開発途上国支援へ、半世紀にわたり本県から551人を送り出してきた国際協力機構(JICA)の青年海外協力隊。出発から任期中の家族のケア、帰国後の就職相談まで、活動を下支えする「県青年海外協力隊を支援する会」3代目会長に7月、就任した。
自身も20~40代、協力隊員を皮切りに国連ボランティアやJICA派遣専門家として、ネパールとフィリピンで野菜栽培技術などの普及に心血を注いだ。中でもネパールでの綿花栽培は、ほぼゼロからのスタートで苦労も多かったが、「開墾や道路、排水路整備など専門以外でも何でもやった。その経験が帰国後の進路に生きた」。

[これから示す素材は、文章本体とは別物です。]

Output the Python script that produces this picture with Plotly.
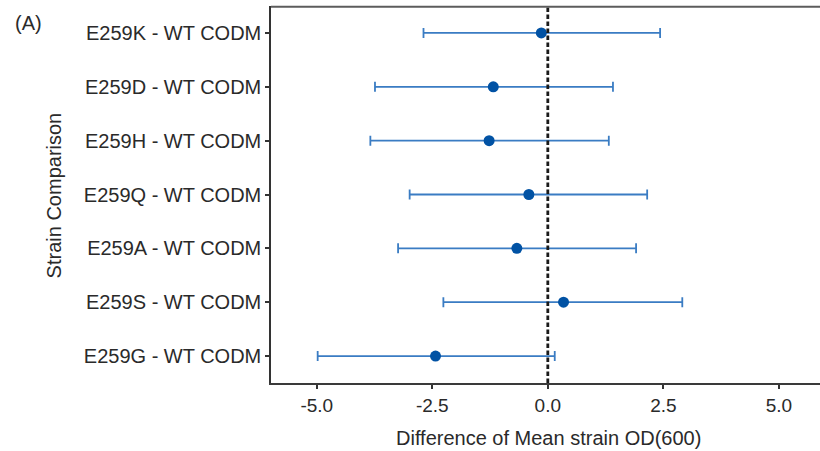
import plotly.graph_objects as go

comparisons = ["E259K - WT CODM", "E259D - WT CODM", "E259H - WT CODM",
               "E259Q - WT CODM", "E259A - WT CODM", "E259S - WT CODM",
               "E259G - WT CODM"]
diff = [-0.14, -1.18, -1.27, -0.41, -0.67, 0.34, -2.43]
lower = [-2.69, -3.74, -3.84, -2.99, -3.24, -2.26, -4.98]
upper = [2.43, 1.41, 1.32, 2.15, 1.91, 2.91, 0.15]
x_tickvals = [-5.0, -2.5, 0.0, 2.5, 5.0]
x_ticktext = ["-5.0", "-2.5", "0.0", "2.5", "5.0"]

FONT = "Liberation Sans, Arial, sans-serif"
TXT = "#2a2a2a"

err_plus = [u - d for u, d in zip(upper, diff)]
err_minus = [d - l for d, l in zip(diff, lower)]

fig = go.Figure()
fig.add_trace(go.Scatter(
    x=diff, y=comparisons, mode="markers",
    marker=dict(color="#0152a4", size=11, line=dict(width=0)),
    error_x=dict(type="data", array=err_plus, arrayminus=err_minus,
                 color="#3a7cc3", thickness=1.8, width=5),
    showlegend=False, hoverinfo="x+y"))

fig.add_vline(x=0, line=dict(color="#1a1a1a", width=2.8, dash="4.5px,2.5px"), layer="above")

# top border of panel
fig.add_shape(type="line", xref="paper", yref="paper", x0=0, x1=1, y0=0.998, y1=0.998,
              line=dict(color="#5c5c5c", width=2), layer="above")

fig.update_layout(
    width=820, height=451,
    margin=dict(l=271, r=0, t=6, b=68),
    paper_bgcolor="white", plot_bgcolor="white",
    font=dict(family=FONT, size=20, color=TXT),
    xaxis=dict(range=[-5.99, 5.89], tickvals=x_tickvals, ticktext=x_ticktext,
               showgrid=False, zeroline=False, showline=True,
               linecolor="#3a3a3a", linewidth=1.8, ticks="outside", ticklen=4,
               tickwidth=1.5, tickcolor="#333333",
               tickfont=dict(size=19, color=TXT, family=FONT)),
    yaxis=dict(type="category", categoryorder="array", categoryarray=comparisons,
               range=[6.5, -0.5], showgrid=False, zeroline=False, showline=True,
               linecolor="#333333", linewidth=1.5, ticks="outside", ticklen=4,
               tickwidth=1.5, tickcolor="#333333",
               tickfont=dict(size=20, color=TXT, family=FONT)),
    annotations=[
        dict(text="Difference of Mean strain OD(600)", xref="paper", yref="paper",
             x=0.506, y=-0.1453, xanchor="center", yanchor="middle", showarrow=False,
             font=dict(size=20, color=TXT, family=FONT)),
        dict(text="Strain Comparison", xref="paper", yref="paper",
             x=-0.395, y=0.498, xanchor="center", yanchor="middle", textangle=-90,
             showarrow=False, font=dict(size=20, color=TXT, family=FONT)),
        dict(text="(A)", xref="paper", yref="paper", x=-0.4426, y=0.956,
             xanchor="center", yanchor="middle", showarrow=False,
             font=dict(size=20, color=TXT, family=FONT)),
    ],
)

fig.write_html("out.html", config={"displayModeBar": False},
               post_script="document.body.style.margin='0';document.body.style.overflow='hidden';")
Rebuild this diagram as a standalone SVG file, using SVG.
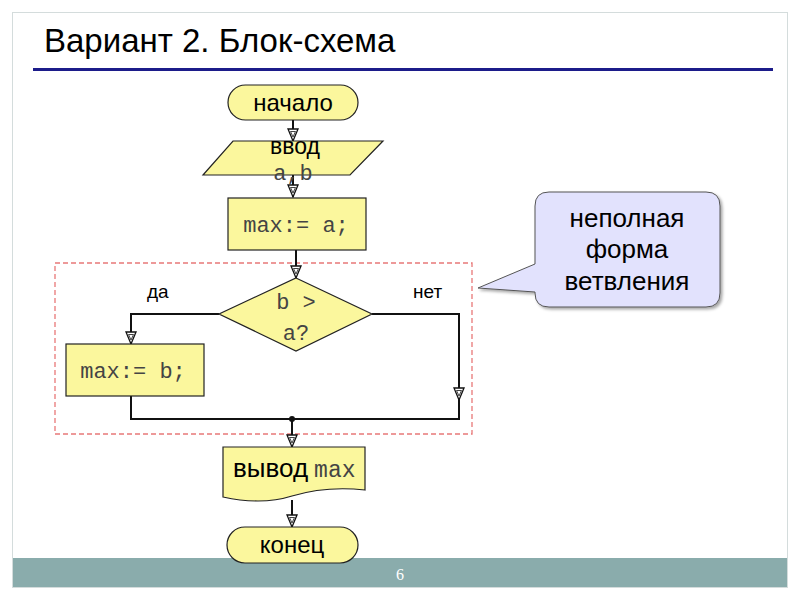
<svg xmlns="http://www.w3.org/2000/svg" width="800" height="600" viewBox="0 0 800 600">
<defs>
<style>
.blk{fill:#fbf79d;stroke:#222;stroke-width:1.2}
.ln{fill:none;stroke:#111;stroke-width:2}
.sans{font-family:"Liberation Sans",Arial,sans-serif;fill:#000}
.mono{font-family:"Liberation Mono","Courier New",monospace;fill:#444}
</style>
<marker id="arr" viewBox="0 0 14 12" refX="13" refY="6" markerWidth="14" markerHeight="12" markerUnits="userSpaceOnUse" orient="auto">
<path d="M1,1 L13,6 L1,11 Z" fill="#fff" stroke="#111" stroke-width="1.3"/>
<path d="M3.5,3.5 L9,6 L3.5,8.5 Z" fill="none" stroke="#111" stroke-width="0.8"/>
</marker>
<filter id="sh" x="-10%" y="-10%" width="130%" height="130%">
<feDropShadow dx="2" dy="2" stdDeviation="1.5" flood-color="#000" flood-opacity="0.35"/>
</filter>
</defs>
<rect x="0" y="0" width="800" height="600" fill="#fff"/>
<rect x="12.5" y="12.5" width="775" height="575" fill="#fff" stroke="#d4dcdc" stroke-width="1"/>
<rect x="13" y="558" width="774" height="29" fill="#8aacac"/>
<text x="400" y="580" font-family="'Liberation Serif',serif" font-size="16" fill="#fff" text-anchor="middle">6</text>
<text x="44" y="52" class="sans" font-size="33">Вариант 2. Блок-схема</text>
<rect x="33" y="68" width="740" height="3" fill="#1c1c8a"/>

<rect x="55" y="263" width="417" height="171" fill="none" stroke="#e87878" stroke-width="1.3" stroke-dasharray="5,3"/>

<g id="connectors">
<path class="ln" d="M293,120 V141" marker-end="url(#arr)"/>
<path class="ln" d="M293,175 V197" marker-end="url(#arr)"/>
<path class="ln" d="M296,250 V278" marker-end="url(#arr)"/>
<path class="ln" d="M219,314 H131 V344" marker-end="url(#arr)"/>
<path class="ln" d="M372,314 H459 V400" marker-end="url(#arr)"/>
<path class="ln" d="M131,396 V419 H459 V398"/>
<path class="ln" d="M292,419 V447" marker-end="url(#arr)"/>
<circle cx="292" cy="419" r="3" fill="#111"/>
<path class="ln" d="M292,500 V527" marker-end="url(#arr)"/>
</g>

<g id="start">
<rect class="blk" x="228" y="85" width="130" height="35" rx="17.5"/>
<text x="293" y="111" class="sans" font-size="24" text-anchor="middle">начало</text>
</g>
<g id="input">
<polygon class="blk" points="233,141 383,141 350,175 203,175"/>
<text x="295" y="154" class="sans" font-size="23" text-anchor="middle">ввод</text>
<text x="293" y="180" class="mono" font-size="22" text-anchor="middle">a,b</text>
</g>
<g id="assignA">
<rect class="blk" x="228" y="198" width="138" height="52"/>
<text x="296" y="232" class="mono" font-size="22" text-anchor="middle">max:= a;</text>
</g>
<g id="cond">
<polygon class="blk" points="296,278 372,314 296,351 219,314"/>
<text x="296" y="309" class="mono" font-size="22" text-anchor="middle">b &gt;</text>
<text x="296" y="340" class="mono" font-size="22" text-anchor="middle">a?</text>
</g>
<text x="147" y="298" class="sans" font-size="19">да</text>
<text x="413" y="298" class="sans" font-size="19">нет</text>
<g id="assignB">
<rect class="blk" x="66" y="344" width="138" height="52"/>
<text x="133" y="378" class="mono" font-size="22" text-anchor="middle">max:= b;</text>
</g>
<g id="output">
<path class="blk" d="M223,447 H365 V490 C338,487 312,490 292,496 C270,503 246,502 223,497 Z"/>
<text x="233" y="477" font-size="26"><tspan class="sans">вывод</tspan><tspan class="mono" font-size="23" dx="6">max</tspan></text>
</g>
<g id="end">
<rect class="blk" x="227" y="527" width="131" height="36" rx="18"/>
<text x="292" y="553" class="sans" font-size="24" text-anchor="middle">конец</text>
</g>
<g id="callout">
<path d="M549,192 H706 Q720,192 720,206 V293 Q720,307 706,307 H549 Q535,307 535,293 V292 L478,288 L535,264 V206 Q535,192 549,192 Z" fill="#e2e2fd" stroke="#555" stroke-width="1" filter="url(#sh)"/>
<text x="627" y="227" class="sans" font-size="26" fill="#222" text-anchor="middle">неполная</text>
<text x="627" y="258" class="sans" font-size="26" fill="#222" text-anchor="middle">форма</text>
<text x="627" y="290" class="sans" font-size="26" fill="#222" text-anchor="middle">ветвления</text>
</g>
</svg>
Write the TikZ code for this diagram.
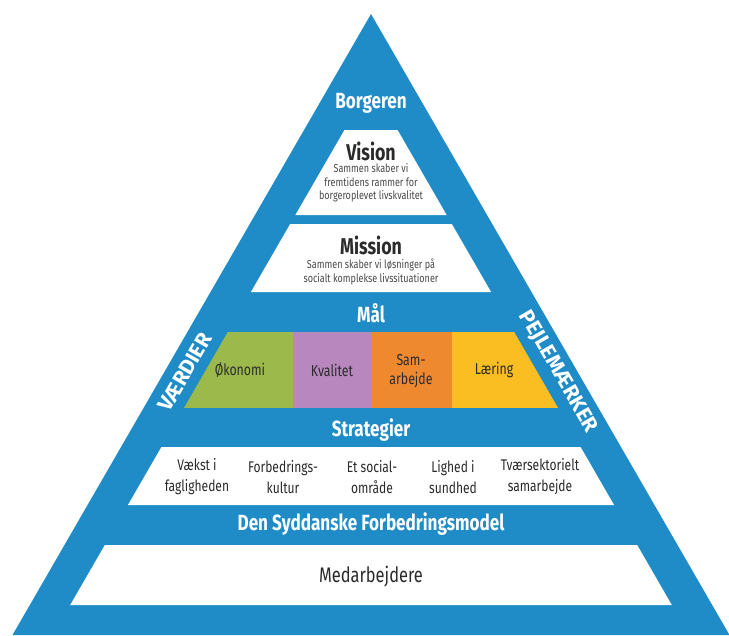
\documentclass[tikz,border=0pt]{standalone}
\usepackage{fontspec}
\setmainfont[FakeStretch=0.78]{Fira Sans}
\newfontfamily\sidefont{Fira Sans}

\definecolor{pyrblue}{HTML}{1F8CC8}
\definecolor{goalgreen}{HTML}{9CBA4B}
\definecolor{goalpurple}{HTML}{B787BE}
\definecolor{goalorange}{HTML}{EE8930}
\definecolor{goalyellow}{HTML}{FBBE22}
\definecolor{darktext}{HTML}{2B2B2B}
\definecolor{graytext}{HTML}{4A4A4A}

% layer inside the pyramid: top y, bottom y, path options
\newcommand{\layer}[3]{%
  \pgfmathsetmacro\tw{(#1-84)*0.57735}%
  \pgfmathsetmacro\bw{(#2-84)*0.57735}%
  \path[#3] (371-\tw,#1) -- (371+\tw,#1) -- (371+\bw,#2) -- (371-\bw,#2) -- cycle;}

\begin{document}
\begin{tikzpicture}[
  x=0.02cm, y=-0.02cm,
  head/.style={text=white, font=\bfseries\fontsize{12.5}{14}\selectfont},
  title/.style={text=darktext, font=\bfseries\fontsize{13}{15}\selectfont},
  sub/.style={text=graytext, align=center, font=\fontsize{6.6}{7.8}\selectfont},
  goal/.style={text=darktext, align=center, inner sep=1pt, font=\fontsize{9}{11}\selectfont},
  strat/.style={text=darktext, align=center, font=\fontsize{8.8}{12}\selectfont},
  side/.style={text=white, inner sep=0pt, font=\sidefont\bfseries\fontsize{12}{14}\selectfont}
]
\useasboundingbox (0,0) rectangle (729,635);

% pyramid
\fill[pyrblue] (371,14) -- (729.5,635) -- (12.5,635) -- cycle;
\layer{130}{215}{fill=white}
\layer{224}{292}{fill=white}
\layer{447}{505}{fill=white}
\layer{545}{605}{fill=white}

% goals
\begin{scope}
  \layer{332}{408}{clip}
  \fill[goalgreen]  (150,332) rectangle (293,408);
  \fill[goalpurple] (293,332) rectangle (372,408);
  \fill[goalorange] (372,332) rectangle (452,408);
  \fill[goalyellow] (452,332) rectangle (600,408);
\end{scope}

\node[head] (borger) at (371,103) {Borgeren};
\node[title] (vision) at (371,151) {Vision};
\node[sub] (visiontxt) at (371,183) {Sammen skaber vi\\fremtidens rammer for\\borgeroplevet livskvalitet};
\node[title] (mission) at (371,245) {Mission};
\node[sub] (missiontxt) at (371,272) {Sammen skaber vi løsninger på\\socialt komplekse livssituationer};

\node[head] (maal) at (371,313) {Mål};
\node[goal] (oekonomi) at (240,370) {Økonomi};
\node[goal] (kvalitet) at (332,370) {Kvalitet};
\node[goal] (samarb) at (411,371) {Sam-\\arbejde};
\node[goal] (laering) at (494,370) {Læring};

\node[head] (strat) at (371,430) {Strategier};
\node[strat] (vaekst) at (197,477) {Vækst i\\fagligheden};
\node[strat] (kultur) at (283,477) {Forbedrings-\\kultur};
\node[strat] (social) at (372,477) {Et social-\\område};
\node[strat] (lighed) at (453,477) {Lighed i\\sundhed};
\node[strat] (tvaer) at (540,477) {Tværsektorielt\\samarbejde};

\node[head] (model) at (371,524) {Den Syddanske Forbedringsmodel};
\node[title, font=\fontsize{12}{14}\selectfont] (medarb) at (371,577) {Medarbejdere};

\node[side, rotate=60] (vaerdier) at (185,372) {VÆRDIER};
\node[side, rotate=-60] (pejle) at (558,372) {PEJLEMÆRKER};
\end{tikzpicture}
\end{document}
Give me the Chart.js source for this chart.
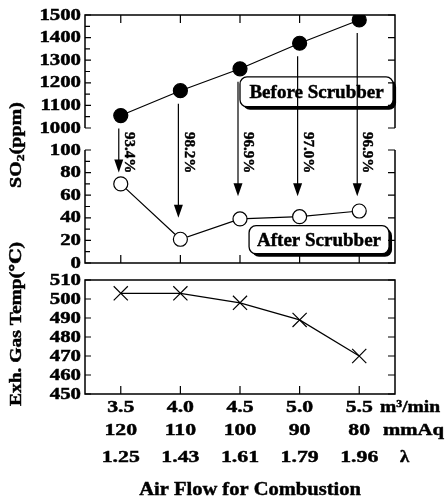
<!DOCTYPE html>
<html>
<head>
<meta charset="utf-8">
<script src="https://cdn.jsdelivr.net/npm/chart.js@4.4.0/dist/chart.umd.min.js"></script>
<style>
  html, body { margin: 0; padding: 0; background: #fff; }
</style>
</head>
<body>
<canvas id="scrubberChart" width="447" height="502"></canvas>
<script>
// air flow for combustion, with the matching fan pressure and excess air ratio
const airFlow = [3.5, 4.0, 4.5, 5.0, 5.5];
const fanPressure = [120, 110, 100, 90, 80];
const lambdaRatio = [1.25, 1.43, 1.61, 1.79, 1.96];
const xUnits = ['m³/min', 'mmAq', 'λ'];

// SO2 (ppm) measured before and after the scrubber
const so2Before = [1055, 1165, 1262, 1375, 1478];
const so2After = [70, 21, 39, 41, 46];
const removalRate = ['93.4%', '98.2%', '96.9%', '97.0%', '96.9%'];
// where each removal arrow ends, in ppm on the lower axis
const arrowStop = [80, 40, 59, 59, 59];

// exhaust gas temperature (deg C)
const exhTemp = [503, 503, 498, 489, 470];

const SERIF = '"Liberation Serif", "Times New Roman", "DejaVu Serif", serif';

// bold serif text, slightly thickened, optionally rotated and stretched
function drawText(ctx, text, x, y, o) {
    ctx.save();
    ctx.translate(x, y);
    if (o.rotate) ctx.rotate(o.rotate);
    ctx.scale(o.sx || 1, 1);
    ctx.font = 'bold ' + o.size + 'px ' + SERIF;
    ctx.textAlign = o.align || 'center';
    ctx.textBaseline = o.baseline || 'middle';
    ctx.fillStyle = '#000';
    ctx.strokeStyle = '#000';
    ctx.lineWidth = 0.45;
    ctx.fillText(text, 0, 0);
    ctx.strokeText(text, 0, 0);
    ctx.restore();
}

// text made of several runs (for subscripts), centred on x,y
function drawRuns(ctx, runs, x, y, rotate, sx) {
    ctx.save();
    ctx.translate(x, y);
    ctx.rotate(rotate);
    ctx.scale(sx, 1);
    ctx.fillStyle = '#000';
    ctx.strokeStyle = '#000';
    ctx.lineWidth = 0.45;
    ctx.textBaseline = 'middle';
    ctx.textAlign = 'left';
    let total = 0;
    runs.forEach(r => {
        ctx.font = 'bold ' + r.size + 'px ' + SERIF;
        r.w = ctx.measureText(r.t).width;
        total += r.w;
    });
    let cx = -total / 2;
    runs.forEach(r => {
        ctx.font = 'bold ' + r.size + 'px ' + SERIF;
        ctx.fillText(r.t, cx, r.dy || 0);
        ctx.strokeText(r.t, cx, r.dy || 0);
        cx += r.w;
    });
    ctx.restore();
}

function roundBox(ctx, x, y, w, h, r) {
    ctx.beginPath();
    ctx.moveTo(x + r, y);
    ctx.lineTo(x + w - r, y);
    ctx.arcTo(x + w, y, x + w, y + r, r);
    ctx.lineTo(x + w, y + h - r);
    ctx.arcTo(x + w, y + h, x + w - r, y + h, r);
    ctx.lineTo(x + r, y + h);
    ctx.arcTo(x, y + h, x, y + h - r, r);
    ctx.lineTo(x, y + r);
    ctx.arcTo(x, y, x + r, y, r);
    ctx.closePath();
}

// frames, inward ticks and all axis text
const framePlugin = {
    id: 'frame',
    afterDraw(chart) {
        const {ctx, chartArea: area, scales} = chart;
        const {x, yTop, yLow, yTemp} = scales;
        const l = area.left, r = area.right;
        const topOf = s => s.getPixelForValue(s.max);
        const botOf = s => s.getPixelForValue(s.min);

        ctx.save();
        ctx.strokeStyle = '#000';
        ctx.lineWidth = 1.5;
        ctx.beginPath();
        // upper panel, side lines broken between 1000 and 100
        ctx.moveTo(l, botOf(yTop)); ctx.lineTo(l, topOf(yTop)); ctx.lineTo(r, topOf(yTop)); ctx.lineTo(r, botOf(yTop));
        ctx.moveTo(l, topOf(yLow)); ctx.lineTo(l, botOf(yLow)); ctx.lineTo(r, botOf(yLow)); ctx.lineTo(r, topOf(yLow));
        // temperature panel
        ctx.rect(l, topOf(yTemp), r - l, botOf(yTemp) - topOf(yTemp));
        ctx.stroke();

        ctx.lineWidth = 1.2;
        ctx.beginPath();
        [yTop, yLow, yTemp].forEach(s => {
            const vals = s.ticks.map(t => t.value);
            vals.forEach((v, i) => {
                const py = s.getPixelForValue(v);
                ctx.moveTo(l, py); ctx.lineTo(l + 6, py);
                ctx.moveTo(r, py); ctx.lineTo(r - 7, py);
                if (s !== yTemp && i > 0) {
                    const pm = s.getPixelForValue((v + vals[i - 1]) / 2);
                    ctx.moveTo(l, pm); ctx.lineTo(l + 5, pm);
                }
            });
        });
        airFlow.forEach(v => {
            const px = x.getPixelForValue(v);
            ctx.moveTo(px, topOf(yTop)); ctx.lineTo(px, topOf(yTop) + 8);
            ctx.moveTo(px, botOf(yLow)); ctx.lineTo(px, botOf(yLow) - 8);
            ctx.moveTo(px, botOf(yTemp)); ctx.lineTo(px, botOf(yTemp) - 8);
        });
        ctx.stroke();
        ctx.restore();

        // y tick labels
        [yTop, yLow, yTemp].forEach(s => {
            s.ticks.forEach(t => {
                drawText(ctx, String(t.value), l - 4, s.getPixelForValue(t.value) + 0.5,
                    {size: 16, sx: 1.3, align: 'right'});
            });
        });

        // three rows of x labels plus their units
        const rows = [airFlow.map(v => v.toFixed(1)), fanPressure.map(String), lambdaRatio.map(v => v.toFixed(2))];
        const rowY = [13.5, 37, 63.5];
        rows.forEach((row, k) => {
            const py = botOf(yTemp) + rowY[k];
            row.forEach((txt, i) => {
                drawText(ctx, txt, x.getPixelForValue(airFlow[i]), py, {size: 17, sx: 1.28});
            });
        });
        drawText(ctx, xUnits[0], r - 15, botOf(yTemp) + rowY[0], {size: 17, sx: 1.15, align: 'left'});
        drawText(ctx, xUnits[1], r - 12, botOf(yTemp) + rowY[1], {size: 17, sx: 1.22, align: 'left'});
        drawText(ctx, xUnits[2], r + 5, botOf(yTemp) + rowY[2], {size: 17, sx: 1.1, align: 'left'});

        drawText(ctx, 'Air Flow for Combustion', 250, 490, {size: 19, sx: 1.08});

        drawRuns(ctx, [{t: 'SO', size: 16}, {t: '2', size: 11, dy: 4}, {t: '(ppm)', size: 16}],
            17, 145, -Math.PI / 2, 1.25);
        drawRuns(ctx, [{t: 'Exh. Gas Temp(℃)', size: 16}], 17, 324, -Math.PI / 2, 1.22);
    }
};

// legend boxes, removal arrows and rates
const notePlugin = {
    id: 'notes',
    afterDatasetsDraw(chart) {
        const {ctx, scales} = chart;
        const {x, yTop, yLow} = scales;

        const boxes = [
            {text: 'Before Scrubber', s: yTop, x0: 4.5, x1: 5.784, y0: 1226, y1: 1094},
            {text: 'After Scrubber', s: yLow, x0: 4.576, x1: 5.75, y0: 33, y1: 8.2}
        ];
        boxes.forEach(b => {
            const bx = x.getPixelForValue(b.x0), bw = x.getPixelForValue(b.x1) - bx;
            const by = b.s.getPixelForValue(b.y0), bh = b.s.getPixelForValue(b.y1) - by;
            ctx.save();
            ctx.fillStyle = '#000';
            roundBox(ctx, bx + 3, by + 3, bw, bh, 7);
            ctx.fill();
            ctx.fillStyle = '#fff';
            ctx.strokeStyle = '#000';
            ctx.lineWidth = 1.3;
            roundBox(ctx, bx, by, bw, bh, 7);
            ctx.fill();
            ctx.stroke();
            ctx.restore();
            drawText(ctx, b.text, bx + bw / 2, by + bh / 2 + 1, {size: 19});
        });

        ctx.save();
        ctx.strokeStyle = '#000';
        ctx.fillStyle = '#000';
        ctx.lineWidth = 1.2;
        airFlow.forEach((v, i) => {
            const px = x.getPixelForValue(v) - 2;
            const y0 = yTop.getPixelForValue(so2Before[i]) + 13;
            const y1 = yLow.getPixelForValue(arrowStop[i]);
            ctx.beginPath();
            ctx.moveTo(px, y0);
            ctx.lineTo(px, y1 - 12);
            ctx.stroke();
            ctx.beginPath();
            ctx.moveTo(px - 4.5, y1 - 13);
            ctx.lineTo(px + 4.5, y1 - 13);
            ctx.lineTo(px, y1);
            ctx.closePath();
            ctx.fill();
            drawText(ctx, removalRate[i], px + 10, yTop.getPixelForValue(yTop.min) + 4,
                {size: 15, rotate: Math.PI / 2, align: 'left'});
        });
        ctx.restore();
    }
};

const hidden = {
    grid: {display: false},
    border: {display: false}
};

new Chart(document.getElementById('scrubberChart'), {
    type: 'line',
    data: {
        datasets: [
            {
                label: 'Before Scrubber',
                data: airFlow.map((v, i) => ({x: v, y: so2Before[i]})),
                yAxisID: 'yTop',
                borderColor: '#000',
                borderWidth: 1.2,
                pointRadius: 7,
                pointBackgroundColor: '#000',
                pointBorderColor: '#000'
            },
            {
                label: 'After Scrubber',
                data: airFlow.map((v, i) => ({x: v, y: so2After[i]})),
                yAxisID: 'yLow',
                borderColor: '#000',
                borderWidth: 1.2,
                pointRadius: 7,
                pointBackgroundColor: '#fff',
                pointBorderColor: '#000',
                pointBorderWidth: 1.2
            },
            {
                label: 'Exh. Gas Temp',
                data: airFlow.map((v, i) => ({x: v, y: exhTemp[i]})),
                yAxisID: 'yTemp',
                borderColor: '#000',
                borderWidth: 1.2,
                pointStyle: 'crossRot',
                pointRadius: 10,
                pointBorderColor: '#000',
                pointBorderWidth: 1.2
            }
        ]
    },
    options: {
        responsive: false,
        animation: false,
        layout: {padding: {left: 85, right: 52, top: 15, bottom: 108}},
        plugins: {legend: {display: false}, tooltip: {enabled: false}},
        scales: {
            x: {
                type: 'linear', min: 3.2, max: 5.8,
                ...hidden, ticks: {display: false},
                afterFit: s => { s.height = 0; }
            },
            yTop: {
                type: 'linear', position: 'left', stack: 'y', stackWeight: 113, weight: 5,
                min: 1000, max: 1500, ...hidden, ticks: {display: false, stepSize: 100},
                afterFit: s => { s.width = 0; }
            },
            yGap: {
                type: 'linear', position: 'left', stack: 'y', stackWeight: 22, weight: 4,
                ...hidden, ticks: {display: false},
                afterFit: s => { s.width = 0; }
            },
            yLow: {
                type: 'linear', position: 'left', stack: 'y', stackWeight: 113, weight: 3,
                min: 0, max: 100, ...hidden, ticks: {display: false, stepSize: 20},
                afterFit: s => { s.width = 0; }
            },
            yGap2: {
                type: 'linear', position: 'left', stack: 'y', stackWeight: 17, weight: 2,
                ...hidden, ticks: {display: false},
                afterFit: s => { s.width = 0; }
            },
            yTemp: {
                type: 'linear', position: 'left', stack: 'y', stackWeight: 114, weight: 1,
                min: 450, max: 510, ...hidden, ticks: {display: false, stepSize: 10},
                afterFit: s => { s.width = 0; }
            }
        }
    },
    plugins: [framePlugin, notePlugin]
});
</script>
</body>
</html>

発足から一度も派遣が途絶えたことがない協力隊の活動も、新型コロナウイルス禍が直撃。JICAは3月、安全確保のため全隊員の一時帰国を決めた。県内でも26人が待機し、今も再派遣の見通しは立たない。
隊員の中には、いったん退職して参加しているため、安定した収入がない人もいる。コロナ禍が長引く中、再赴任に備えるか、区切りを付けるか悩む後輩たち。「会長として、地元で社会貢献できる場の提供や、進路支援に取り組む。悔しい思いをしてきた彼らの希望を酌み、宮崎と海外をつないで活躍できるよう尽くしたい」
建設関連会社を退職後に立ち上げた宮崎市本郷南方の高齢者向け複合施設付き住宅に、ネパールで同じ協力隊員として出会った妻と2人で暮らす。今年4月から自治会長も務める多忙な日々の中、庭いじりがほっとするひととき。同市出身。71歳。